Bisnis.com, JAKARTA - Direktur Eksekutif Asosiasi Pengusaha Hutan Indonesia (APHI) Purwadi Soeprihanto mengatakan, ketiadaan roadmap pengelolaan kehutanan menjadi pangkal masalah merosotnya daya saing industri ini menjelang MEA 2015.
“Padahal Indonesia dapat memprioritaskan sektor ini sejak 2008. Namun, tidak ada langkah pembenahan berarti. Bahkan, antar kementerian saja belum sepakat soal ekspor log dan nilai tambah. Bagaimana kita bisa menghadapi MEA 2015?” ujar Purwadi, Senin (20/1/2014).
Dia juga menambahkan, infrastruktur masih menjadi persoalan berat yang harus dihadapi pelaku usaha kehutanan yang semakin menekan daya saing industri kehutanan Indonesia, baik menghadapi Masyarakat Ekonomi Asean (MEA) 2015 maupun dengan raksasa lain di sektor ini seperti China.
Namun, lanjut Purwadi, adanya persoalan ini menjadi peluang bagi industri skala kecil dan menengah, seperti koperasi, untuk masuk ke sektor ini dan tumbuh. Sebab mesin-mesin penggergajian kayu bisa masuk jauh ke dalam kawasan hutan.
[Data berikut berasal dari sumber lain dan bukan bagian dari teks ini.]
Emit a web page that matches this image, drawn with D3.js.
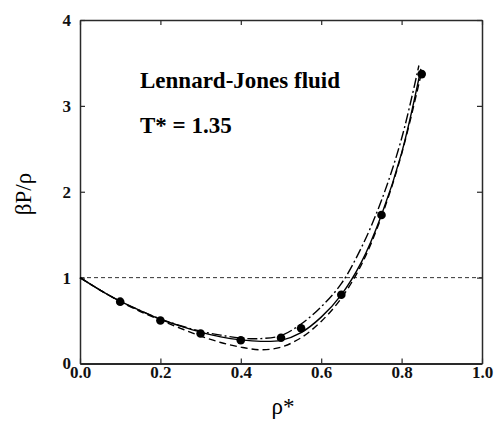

Ada beberapa jenis kayu yang tidak punya ketahanan dan harus segera diolah.
Sementara itu, DPR mendesak pemerintah segera menjawab persoalan yang membayangi kinerja industri kehutanan sehingga prospek usaha di sektor ini akan semakin lesu menjelang diberlakukannya Masyarakat Ekonomi Asean (MEA) 2015.
Isu lingkungan (green issue) adalah isu sentral pertama, yang terkait dengan masalah akselerasi produksi hasil hutan yang menimbulkan kekhawatiran dari pasar internasional terkait perubahan iklim.
“Pemerintah harus segera memberi jawaban atas tantangan perubahan iklim ini, kalau tidak mau industri kehutanan Indonesia makin lesu,” kata Ketua Komisi IV DPR M. Romahurmuziy kepada Bisnis, Senin (20/1/2014).
Romahurmuziy menjabarkan, selain isu lingkungan, isu alih guna lahan juga memberikan tekanan kepada industrialis kehutanan karena masifnya konversi lahan hutan menjadi kebun, terutama untuk lahan kelapa sawit.
Dia menambahkan, bercokolnya Indonesia menjadi pemimpin produksi CPO dunia salah satunya karena banyak memakan sumber daya lahan hutan.
Persoalan konversi besar-besaran ini, lanjutnya, terjadi di banyak daerah seperti Kalimantan Tengah dan Kalimantan Barat disebabkan karena korporasi melompati regulasi alih lahan dan ketidaktegasan Kementerian Kehutanan (Kemenhut) dalam memonitor hal ini.
Romahurmuziy juga mengeluhkan, data luas kawasan hutan yang dilansir oleh Kemenhut seringkali tidak sesuai dengan keadaan di lapangan.
“Luas deforestasi lebih besar dari catatan Kemenhut. Di catatan Kemenhut bentuknya masih hutan, setelah kita cek ke lapangan, sudah berubah jadi kebun. Di seluruh Indonesia [jumlah konversi lahan] mungkin sudah ratusan ribu ha,” ujarnya.
Persoalan ketiga, jelas Romahurmuziy, adalah bagaimana memperluas jangkauan Sistem Verifikasi Legalitas Kayu (SVLK) tidak hanya diterima oleh pasar Uni Eropa, namun juga menuju pasar China, Timur Tengah, dan AS.
Dia menuturkan, untuk potensi masalah sosial dan konflik dengan masyarakat setempat, pihaknya mendorong pengelolaan berbasis masyarakat dalam skala kecil dan menengah untuk menggantikan industri skala raksasa yang kian surut.